● **DIRECTION**
Write out the data below exactly as given, without any of its pictures.

● **DATA BLOCK**
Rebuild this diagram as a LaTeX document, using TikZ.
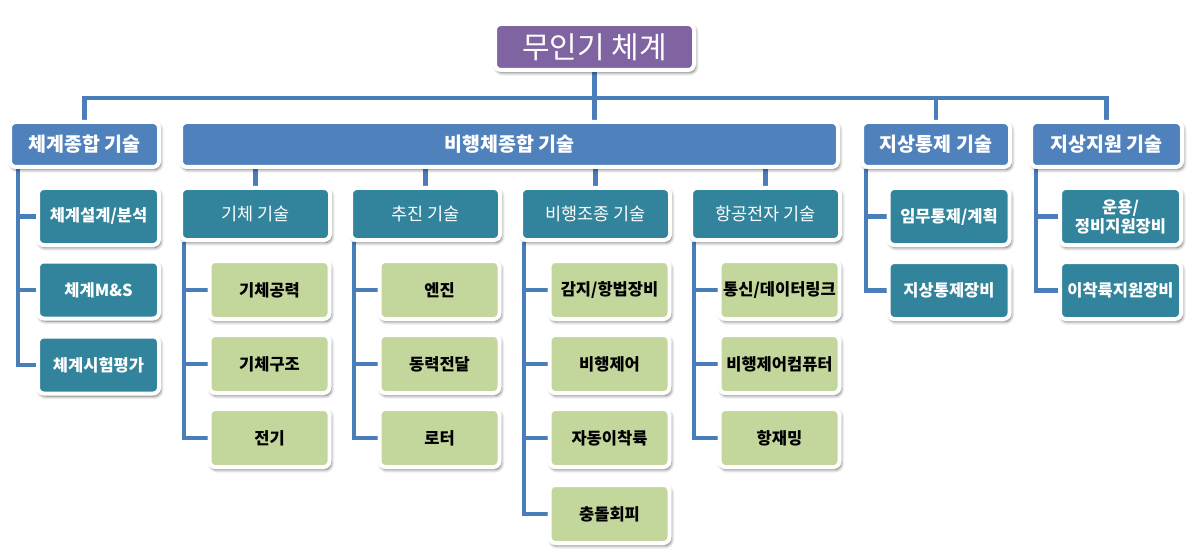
\documentclass[tikz,border=0pt]{standalone}
\usepackage{fontspec}
\setmainfont{Noto Sans CJK KR}
\usetikzlibrary{shadows,shadows.blur,backgrounds}
\definecolor{cpurple}{HTML}{8064A2}
\definecolor{cblue}{HTML}{4F81BD}
\definecolor{cteal}{HTML}{31849B}
\definecolor{cgreen}{HTML}{C3D69B}
\definecolor{cline}{HTML}{4A7EBB}
\tikzset{
  box/.style={draw=white, line width=4pt, rounded corners=6pt, align=center, inner sep=0pt,
    blur shadow={shadow xshift=1.5pt, shadow yshift=-2.5pt, shadow blur radius=3.5pt, shadow blur steps=6, shadow opacity=60}},
  topbox/.style={box, fill=cpurple, text=white, minimum width=199pt, minimum height=46pt, font=\fontsize{30}{32}\selectfont},
  lvlone/.style={box, fill=cblue, text=white, minimum height=45pt, font=\bfseries\fontsize{19.5}{22}\selectfont},
  lvltwo/.style={box, fill=cteal, text=white, minimum width=149pt, minimum height=52pt, font=\fontsize{17.5}{20}\selectfont},
  tealitem/.style={box, fill=cteal, text=white, minimum width=121pt, minimum height=57pt, font=\bfseries\fontsize{16.5}{19}\selectfont},
  greenitem/.style={box, fill=cgreen, text=black, minimum width=120pt, minimum height=58pt, font=\bfseries\fontsize{16.5}{19}\selectfont},
  conn/.style={draw=cline, line width=4.5pt},
}
\begin{document}
\begin{tikzpicture}[x=1pt,y=-1pt]
\useasboundingbox (0,0) rectangle (1191,556);
\coordinate (bus) at (594.5,98);
% nodes
\node[topbox] (top) at (594.5,47) {무인기 체계};
\node[lvlone, minimum width=149pt] (a) at (84.5,144.5) {체계종합 기술};
\node[lvlone, minimum width=657pt] (b) at (509.5,144.5) {비행체종합 기술};
\node[lvlone, minimum width=148pt] (c) at (936,144.5) {지상통제 기술};
\node[lvlone, minimum width=151pt] (d) at (1106.5,144.5) {지상지원 기술};
\node[lvltwo] (b1) at (255.5,214) {기체 기술};
\node[lvltwo] (b2) at (425.5,214) {추진 기술};
\node[lvltwo] (b3) at (595.5,214) {비행조종 기술};
\node[lvltwo] (b4) at (765.5,214) {항공전자 기술};
\node[tealitem] (a1) at (98.5,216.5) {체계설계/분석};
\node[tealitem] (a2) at (98.5,290) {체계M\&S};
\node[tealitem] (a3) at (98.5,365) {체계시험평가};
\node[greenitem] (b11) at (269.5,290) {기체공력};
\node[greenitem] (b12) at (269.5,364) {기체구조};
\node[greenitem] (b13) at (269.5,438) {전기};
\node[greenitem] (b21) at (439.5,290) {엔진};
\node[greenitem] (b22) at (439.5,364) {동력전달};
\node[greenitem] (b23) at (439.5,438) {로터};
\node[greenitem] (b31) at (609.5,290) {감지/항법장비};
\node[greenitem] (b32) at (609.5,364) {비행제어};
\node[greenitem] (b33) at (609.5,438) {자동이착륙};
\node[greenitem] (b34) at (609.5,514) {충돌회피};
\node[greenitem] (b41) at (779.5,290) {통신/데이터링크};
\node[greenitem] (b42) at (779.5,364) {비행제어컴퓨터};
\node[greenitem] (b43) at (779.5,438) {항재밍};
\node[tealitem] (c1) at (949,216.5) {임무통제/계획};
\node[tealitem] (c2) at (949,290.5) {지상통제장비};
\node[tealitem] (d1) at (1120.5,216.5) {운용/\\정비지원장비};
\node[tealitem] (d2) at (1120.5,290.5) {이착륙지원장비};
% connectors
\begin{scope}[on background layer]
\draw[conn] (top.south) -- (bus);
\draw[conn] (bus) -| (a.north);
\draw[conn] (bus) -| (d.north);
\draw[conn] (bus) -| (c.north);
\draw[conn] (bus) -- (bus |- b.north);
\foreach \n in {b1,b2,b3,b4} \draw[conn] (\n.north |- b.south) -- (\n.north);
\foreach \n in {a1,a2,a3} \draw[conn] ([xshift=10pt]a.south west) |- (\n.west);
\foreach \n in {b11,b12,b13} \draw[conn] ([xshift=5pt]b1.south west) |- (\n.west);
\foreach \n in {b21,b22,b23} \draw[conn] ([xshift=5pt]b2.south west) |- (\n.west);
\foreach \n in {b31,b32,b33,b34} \draw[conn] ([xshift=5pt]b3.south west) |- (\n.west);
\foreach \n in {b41,b42,b43} \draw[conn] ([xshift=5pt]b4.south west) |- (\n.west);
\foreach \n in {c1,c2} \draw[conn] ([xshift=6pt]c.south west) |- (\n.west);
\foreach \n in {d1,d2} \draw[conn] ([xshift=7pt]d.south west) |- (\n.west);
\end{scope}
\end{tikzpicture}
\end{document}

● **THE RESULT**
Rebuild this diagram as a LaTeX document, using TikZ.
\documentclass[tikz,border=0pt]{standalone}
\usepackage{fontspec}
\setmainfont{Noto Sans CJK KR}
\usetikzlibrary{shadows,shadows.blur,backgrounds}
\definecolor{cpurple}{HTML}{8064A2}
\definecolor{cblue}{HTML}{4F81BD}
\definecolor{cteal}{HTML}{31849B}
\definecolor{cgreen}{HTML}{C3D69B}
\definecolor{cline}{HTML}{4A7EBB}
\tikzset{
  box/.style={draw=white, line width=4pt, rounded corners=6pt, align=center, inner sep=0pt,
    blur shadow={shadow xshift=1.5pt, shadow yshift=-2.5pt, shadow blur radius=3.5pt, shadow blur steps=6, shadow opacity=60}},
  topbox/.style={box, fill=cpurple, text=white, minimum width=199pt, minimum height=46pt, font=\fontsize{30}{32}\selectfont},
  lvlone/.style={box, fill=cblue, text=white, minimum height=45pt, font=\bfseries\fontsize{19.5}{22}\selectfont},
  lvltwo/.style={box, fill=cteal, text=white, minimum width=149pt, minimum height=52pt, font=\fontsize{17.5}{20}\selectfont},
  tealitem/.style={box, fill=cteal, text=white, minimum width=121pt, minimum height=57pt, font=\bfseries\fontsize{16.5}{19}\selectfont},
  greenitem/.style={box, fill=cgreen, text=black, minimum width=120pt, minimum height=58pt, font=\bfseries\fontsize{16.5}{19}\selectfont},
  conn/.style={draw=cline, line width=4.5pt},
}
\begin{document}
\begin{tikzpicture}[x=1pt,y=-1pt]
\useasboundingbox (0,0) rectangle (1191,556);
\coordinate (bus) at (594.5,98);
% nodes
\node[topbox] (top) at (594.5,47) {무인기 체계};
\node[lvlone, minimum width=149pt] (a) at (84.5,144.5) {체계종합 기술};
\node[lvlone, minimum width=657pt] (b) at (509.5,144.5) {비행체종합 기술};
\node[lvlone, minimum width=148pt] (c) at (936,144.5) {지상통제 기술};
\node[lvlone, minimum width=151pt] (d) at (1106.5,144.5) {지상지원 기술};
\node[lvltwo] (b1) at (255.5,214) {기체 기술};
\node[lvltwo] (b2) at (425.5,214) {추진 기술};
\node[lvltwo] (b3) at (595.5,214) {비행조종 기술};
\node[lvltwo] (b4) at (765.5,214) {항공전자 기술};
\node[tealitem] (a1) at (98.5,216.5) {체계설계/분석};
\node[tealitem] (a2) at (98.5,290) {체계M\&S};
\node[tealitem] (a3) at (98.5,365) {체계시험평가};
\node[greenitem] (b11) at (269.5,290) {기체공력};
\node[greenitem] (b12) at (269.5,364) {기체구조};
\node[greenitem] (b13) at (269.5,438) {전기};
\node[greenitem] (b21) at (439.5,290) {엔진};
\node[greenitem] (b22) at (439.5,364) {동력전달};
\node[greenitem] (b23) at (439.5,438) {로터};
\node[greenitem] (b31) at (609.5,290) {감지/항법장비};
\node[greenitem] (b32) at (609.5,364) {비행제어};
\node[greenitem] (b33) at (609.5,438) {자동이착륙};
\node[greenitem] (b34) at (609.5,514) {충돌회피};
\node[greenitem] (b41) at (779.5,290) {통신/데이터링크};
\node[greenitem] (b42) at (779.5,364) {비행제어컴퓨터};
\node[greenitem] (b43) at (779.5,438) {항재밍};
\node[tealitem] (c1) at (949,216.5) {임무통제/계획};
\node[tealitem] (c2) at (949,290.5) {지상통제장비};
\node[tealitem] (d1) at (1120.5,216.5) {운용/\\정비지원장비};
\node[tealitem] (d2) at (1120.5,290.5) {이착륙지원장비};
% connectors
\begin{scope}[on background layer]
\draw[conn] (top.south) -- (bus);
\draw[conn] (bus) -| (a.north);
\draw[conn] (bus) -| (d.north);
\draw[conn] (bus) -| (c.north);
\draw[conn] (bus) -- (bus |- b.north);
\foreach \n in {b1,b2,b3,b4} \draw[conn] (\n.north |- b.south) -- (\n.north);
\foreach \n in {a1,a2,a3} \draw[conn] ([xshift=10pt]a.south west) |- (\n.west);
\foreach \n in {b11,b12,b13} \draw[conn] ([xshift=5pt]b1.south west) |- (\n.west);
\foreach \n in {b21,b22,b23} \draw[conn] ([xshift=5pt]b2.south west) |- (\n.west);
\foreach \n in {b31,b32,b33,b34} \draw[conn] ([xshift=5pt]b3.south west) |- (\n.west);
\foreach \n in {b41,b42,b43} \draw[conn] ([xshift=5pt]b4.south west) |- (\n.west);
\foreach \n in {c1,c2} \draw[conn] ([xshift=6pt]c.south west) |- (\n.west);
\foreach \n in {d1,d2} \draw[conn] ([xshift=7pt]d.south west) |- (\n.west);
\end{scope}
\end{tikzpicture}
\end{document}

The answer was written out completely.